Le 26 juin, le conseil de la République démocratique du Congo a indiqué que la principale mesure demandée

par son client en l'espèce est une ordonnance prescrivant le retraitimmédiat etunilatéral de toutes les forces
ougandaises de la République démocratique du Congo. Or il ressort clairement de l'analyse qui précède et plus
particulièrement du texte des accords respectifs que la mesure sollicitée par la République démocratique du
Congo est fondamentalement incompatible avec l'accord de Lusaka et l'accord de désengagement de Kampala
qui énoncent des obligations solennelles librement contractées par les parties, y compris par la République
démocratique du Congo. Comme nous venons de le montrer, la République démocratique du Congo a
expressément accepté dans ces accords que le retrait des forces étrangères, y compris celles de l'Ouganda, ne
serait ni immédiat ni unilatéral. La République démocratique du Congo a accepté que le retrait des forces
étrangères se ferait selon un calendrier précis et en fonction de la survenance d'une série de faits bien
déterminés, notamment le désarmement et la démobilisation des forces armées irrégulières sur le territoire

congolais.

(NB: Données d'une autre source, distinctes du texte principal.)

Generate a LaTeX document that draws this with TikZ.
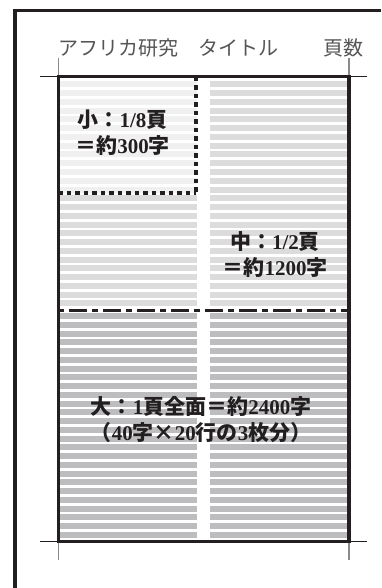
\documentclass[tikz,border=0pt]{standalone}
\usepackage{fontspec}
\setmainfont{Liberation Serif}
\newfontfamily\cjk{Noto Sans CJK JP}
\newcommand\J[1]{{\cjk #1}}
\definecolor{ink}{HTML}{231F20}
\definecolor{lightstripe}{HTML}{F0F0F0}
\definecolor{midstripe}{HTML}{DCDCDD}
\definecolor{darkstripe}{HTML}{BDBDC0}
\definecolor{headgray}{HTML}{555555}
\definecolor{markgray}{HTML}{8A8A8A}
\tikzset{
  frameline/.style={line width=3.3pt, draw=ink},
  pageborder/.style={line width=3.2pt, draw=ink},
  cropline/.style={line width=0.9pt, draw=ink},
  cropmark/.style={line width=1.2pt, draw=markgray},
  dotline/.style={line width=3.3pt, draw=ink, dash pattern=on 4.5pt off 4pt},
  dashdotline/.style={line width=3.3pt, draw=ink, dash pattern=on 6pt off 5pt on 18pt off 5pt},
  headtext/.style={font=\fontsize{20}{24}\selectfont\cjk, text=headgray, inner sep=0pt},
  sizelabel/.style={font=\fontsize{21}{26}\selectfont\bfseries, text=ink, align=center, inner sep=0pt},
}
\begin{document}
\begin{tikzpicture}[x=1pt,y=-1pt]
\useasboundingbox (0,0) rectangle (381,588);
% outer frame (left and top only)
\draw[frameline] (15,588) -- (15,10.7) -- (381,10.7);
% stripes, upper half
\foreach \i in {0,...,25}{
  \pgfmathsetmacro\ya{81.5+\i*8.75}
  \pgfmathsetmacro\yb{\ya+6}
  \ifnum\i<13
    \fill[lightstripe] (58,\ya) rectangle (196.7,\yb);
  \else
    \fill[midstripe] (58,\ya) rectangle (196.7,\yb);
  \fi
  \fill[midstripe] (210,\ya) rectangle (349,\yb);
}
% stripes, lower half
\foreach \i in {0,...,25}{
  \pgfmathsetmacro\ya{313+\i*8.75}
  \pgfmathsetmacro\yb{\ya+6}
  \fill[darkstripe] (58,\ya) rectangle (196.7,\yb);
  \fill[darkstripe] (210,\ya) rectangle (349,\yb);
}
% crop lines and marks
\coordinate (tl) at (58.3,76.7);
\coordinate (tr) at (349,76.7);
\coordinate (bl) at (58.3,541.5);
\coordinate (br) at (349,541.5);
\draw[cropline] (40,76.7) -- (367,76.7);
\draw[cropline] (40,541.5) -- (367,541.5);
\draw[cropmark] (58.3,58) -- (tl);
\draw[cropmark] (349,58) -- (tr);
\draw[cropmark] (bl) -- (58.3,560);
\draw[cropmark] (br) -- (349,560);
% page border
\draw[pageborder] (tl) rectangle (br);
% small region boundary
\coordinate (sc) at (196,193);
\draw[dotline] (196,76.7) -- (sc);
\draw[dotline] (58.3,193) -- (sc);
% medium region boundary
\draw[dashdotline] (58.3,310.7) -- (349,310.7);
% header
\node[headtext, anchor=base west] (title) at (58,55.5) {アフリカ研究　タイトル};
\node[headtext, anchor=base east] (pages) at (364,55.5) {頁数};
% labels
\node[sizelabel] (small) at (122.5,133) {\J{小：}1/8\J{頁}\\\J{＝約}300\J{字}};
\node[sizelabel] (medium) at (275,255) {\J{中：}1/2\J{頁}\\\J{＝約}1200\J{字}};
\node[sizelabel] (large) at (201,420) {\J{大：}1\J{頁全面＝約}2400\J{字}\\\J{（}40\J{字×}20\J{行の}3\J{枚分）}};
\end{tikzpicture}
\end{document}
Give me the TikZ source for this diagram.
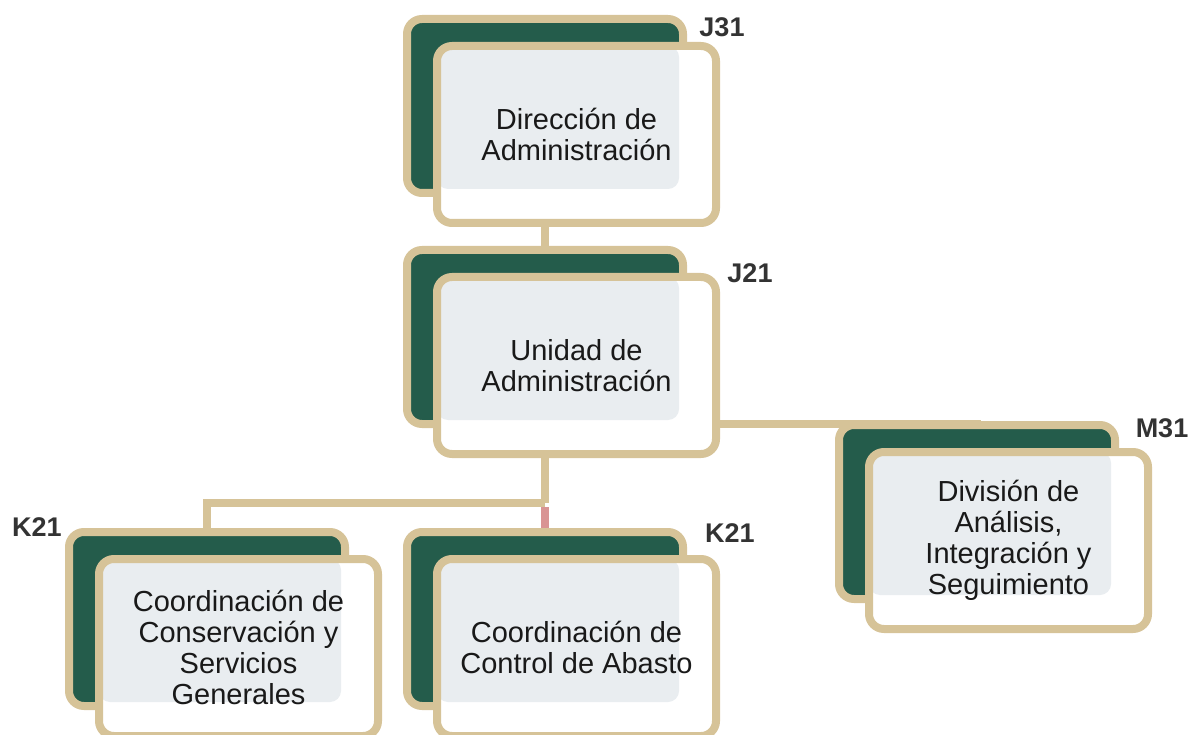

De plus, tout retrait ou désengagement en application des accords doit être mutuel, réciproque et
simultané et ne doit pas s'effectuer d'une manière qui placerait une partie en situation de désavantage tactique.

Vu l'importance et la pertinence, au regard de la présente instance, de l'accord de Lusaka et de l'accord de
désengagement de Kampala, on ne peut que s'étonner de constater que les conseils de la République
démocratique du Congo n'ont même pas fait état, pendant toute l'heure et demie qui leur a été attribuée le
26 juin, de l'existence de ces accords et encore moins de leur pertinence au regard de la présente instance.

*

* *

Je passerai maintenant à mon deuxième point, qui est l'engagement pris par les parties et l'Organisation des
Nations Unies de mettre pleinement en _uvre l'accord de Lusaka comme étant «le seul mécanisme viable» pour
aboutir à la paix en République démocratique du Congo et dans la région en cause :

Les efforts déployés par la République démocratique du Congo pour passer sous silence l'accord de Lusaka en
l'espèce s'opposent nettement à la déclaration faite tout récemment le 15 juin par son ministre des affaires
étrangères, M. Ndombasi, devant le Conseil de sécurité : «Nous sommes en faveur de l'accord de Lusaka et
nous demandons sa mise en _uvre pleine et entière.» [Traduction du Greffe] (Cette déclaration se trouve sous la
cote 14 des documents de l'Ouganda.)

Cette déclaration reprenait la position défendue le 17 mai 2000 devant le Conseil de sécurité par M. Mwanga
Kapanga, le représentant permanent de la République démocratique du Congo auprès de l'Organisation des

Nations Unies :

«Il est certes regrettable que les armées de l'Ouganda et du Rwanda se soient une nouvelle fois
livrées entre elles à de farouches combats dans la ville de Kisangani... Mais il est certain que toutes
ces activités ne sont pas d'une envergure telle à mettre le processus de paix initié à Lusaka en
danger.» (Cette déclaration se trouve sous la cote 15.)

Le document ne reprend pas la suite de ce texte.